CHP leader urges youth to vote

CHP leader urges youth to vote

ANKARA
CHP leader urges youth to vote

Main opposition Republican People’s Party (CHP) leader Kemal Kılıçdaroğlu has called on the youth of the country to vote in the upcoming elections.

Addressing his party’s parliamentary group meeting on Nov. 23, Kılıçdaroğlu said 6.3 million young people will go to the ballot box and vote in the upcoming elections.

“Vote for your future,” he said.

He called on university students and said the CHP is committed to solving their problems. “We will overturn this system that leaves you unemployed after university. We will completely terminate this scheme,” Kılıçdaroğlu stated.

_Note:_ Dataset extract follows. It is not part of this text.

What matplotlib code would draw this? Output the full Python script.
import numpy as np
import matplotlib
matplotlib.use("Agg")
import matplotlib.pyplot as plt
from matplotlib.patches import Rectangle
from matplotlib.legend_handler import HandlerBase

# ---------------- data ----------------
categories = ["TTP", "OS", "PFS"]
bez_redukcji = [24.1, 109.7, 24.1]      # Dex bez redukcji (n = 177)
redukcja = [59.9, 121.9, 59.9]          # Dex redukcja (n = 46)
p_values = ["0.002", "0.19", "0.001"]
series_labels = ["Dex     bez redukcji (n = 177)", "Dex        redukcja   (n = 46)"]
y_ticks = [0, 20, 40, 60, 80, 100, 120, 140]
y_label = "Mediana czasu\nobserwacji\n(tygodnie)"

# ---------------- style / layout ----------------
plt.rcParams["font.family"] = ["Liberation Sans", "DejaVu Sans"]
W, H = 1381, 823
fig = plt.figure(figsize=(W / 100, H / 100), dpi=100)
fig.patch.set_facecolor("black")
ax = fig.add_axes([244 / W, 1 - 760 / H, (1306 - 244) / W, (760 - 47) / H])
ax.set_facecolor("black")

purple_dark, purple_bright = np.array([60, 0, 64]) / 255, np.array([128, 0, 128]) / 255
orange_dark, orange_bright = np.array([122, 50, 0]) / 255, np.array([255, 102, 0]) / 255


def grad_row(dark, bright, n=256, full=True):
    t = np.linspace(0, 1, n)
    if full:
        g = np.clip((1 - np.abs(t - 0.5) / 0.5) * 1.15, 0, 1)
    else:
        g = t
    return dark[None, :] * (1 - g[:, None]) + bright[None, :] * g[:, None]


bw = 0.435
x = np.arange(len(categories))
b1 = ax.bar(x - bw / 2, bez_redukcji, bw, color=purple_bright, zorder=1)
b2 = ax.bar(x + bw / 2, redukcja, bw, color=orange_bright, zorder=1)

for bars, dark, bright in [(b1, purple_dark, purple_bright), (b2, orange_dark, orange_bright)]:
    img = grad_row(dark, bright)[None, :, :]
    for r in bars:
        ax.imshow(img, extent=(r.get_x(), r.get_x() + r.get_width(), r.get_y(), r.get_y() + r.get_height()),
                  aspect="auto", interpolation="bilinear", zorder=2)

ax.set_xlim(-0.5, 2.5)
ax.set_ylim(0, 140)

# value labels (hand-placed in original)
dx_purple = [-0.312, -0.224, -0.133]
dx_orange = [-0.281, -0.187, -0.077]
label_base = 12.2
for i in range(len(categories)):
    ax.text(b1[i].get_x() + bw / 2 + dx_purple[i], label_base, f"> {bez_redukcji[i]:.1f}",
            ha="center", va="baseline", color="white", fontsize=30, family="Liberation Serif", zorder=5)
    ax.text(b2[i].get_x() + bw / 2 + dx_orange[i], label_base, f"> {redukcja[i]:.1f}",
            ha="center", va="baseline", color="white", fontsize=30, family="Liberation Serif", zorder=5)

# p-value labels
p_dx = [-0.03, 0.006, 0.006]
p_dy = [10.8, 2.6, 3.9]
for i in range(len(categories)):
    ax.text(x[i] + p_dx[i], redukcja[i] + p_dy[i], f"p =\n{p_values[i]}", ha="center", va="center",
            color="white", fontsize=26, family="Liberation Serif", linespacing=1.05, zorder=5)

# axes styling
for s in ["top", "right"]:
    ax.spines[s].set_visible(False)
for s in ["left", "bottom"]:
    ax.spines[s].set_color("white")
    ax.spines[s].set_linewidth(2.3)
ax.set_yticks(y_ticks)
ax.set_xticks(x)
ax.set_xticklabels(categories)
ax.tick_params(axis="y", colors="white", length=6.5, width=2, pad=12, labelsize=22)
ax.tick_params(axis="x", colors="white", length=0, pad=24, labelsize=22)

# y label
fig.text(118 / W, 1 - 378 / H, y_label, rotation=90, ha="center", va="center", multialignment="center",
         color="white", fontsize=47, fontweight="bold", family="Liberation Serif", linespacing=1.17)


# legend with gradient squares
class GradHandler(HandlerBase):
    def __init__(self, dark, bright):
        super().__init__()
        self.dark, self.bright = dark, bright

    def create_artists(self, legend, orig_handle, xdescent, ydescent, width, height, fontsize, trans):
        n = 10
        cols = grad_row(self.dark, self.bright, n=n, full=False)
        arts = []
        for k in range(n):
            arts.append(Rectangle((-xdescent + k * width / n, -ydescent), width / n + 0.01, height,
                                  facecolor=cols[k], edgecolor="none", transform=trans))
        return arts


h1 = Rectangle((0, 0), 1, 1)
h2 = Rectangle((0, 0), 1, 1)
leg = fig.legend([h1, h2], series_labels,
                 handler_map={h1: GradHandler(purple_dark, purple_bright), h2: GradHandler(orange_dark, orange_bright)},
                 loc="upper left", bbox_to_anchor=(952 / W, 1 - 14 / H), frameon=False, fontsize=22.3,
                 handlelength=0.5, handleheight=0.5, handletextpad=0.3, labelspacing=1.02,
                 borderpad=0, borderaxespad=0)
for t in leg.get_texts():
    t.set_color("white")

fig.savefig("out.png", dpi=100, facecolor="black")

Commemorating Nov. 24 Teachers’ Day with modern Turkey Mustafa Kemal Atatürk’s words, “Education is what makes a nation live as a free, independent, glorious, high community, or leaves it to dependence and misery,” Kılıçdaroğlu said, “A society that does not value its teachers is deprived of education.”

“There is no chance to wait for anything. If you haven’t solved the teacher’s problem, you can’t solve the country’s problems,” he said.

Both ‘Saturday Mothers,’ ‘Diyarbakır Mothers’ are rightful

“Saturday Mothers” have been searching for their children for 26 years, he said, referring to the relatives of people who were subjected to forced disappearance under state supervision have been gathering at the same place in Istanbul every week since 1995 to demand justice.

“At least show their burial place, they say. Many mothers died without seeing them. And they sat silently in Galatasaray Square every Saturday and demanded their rights, in motherly nobility. Exactly 699 weeks. In the 700th week, they oppressed them, beat them and sent them away,” Kılıçdaroğlu said.

“Of course, the Saturday Mothers are right, but Diyarbakır Mothers are also right. We need to share the pain of those mothers. We do not discriminate in society,” he said.

Kılıçdaroğlu was referring to several mothers carrying out sit-in protests in the southeastern province of Diyarbakır outside the provincial office of the Peoples’ Democratic Party (HDP), which has long been accused by the government of having links with the PKK terror group.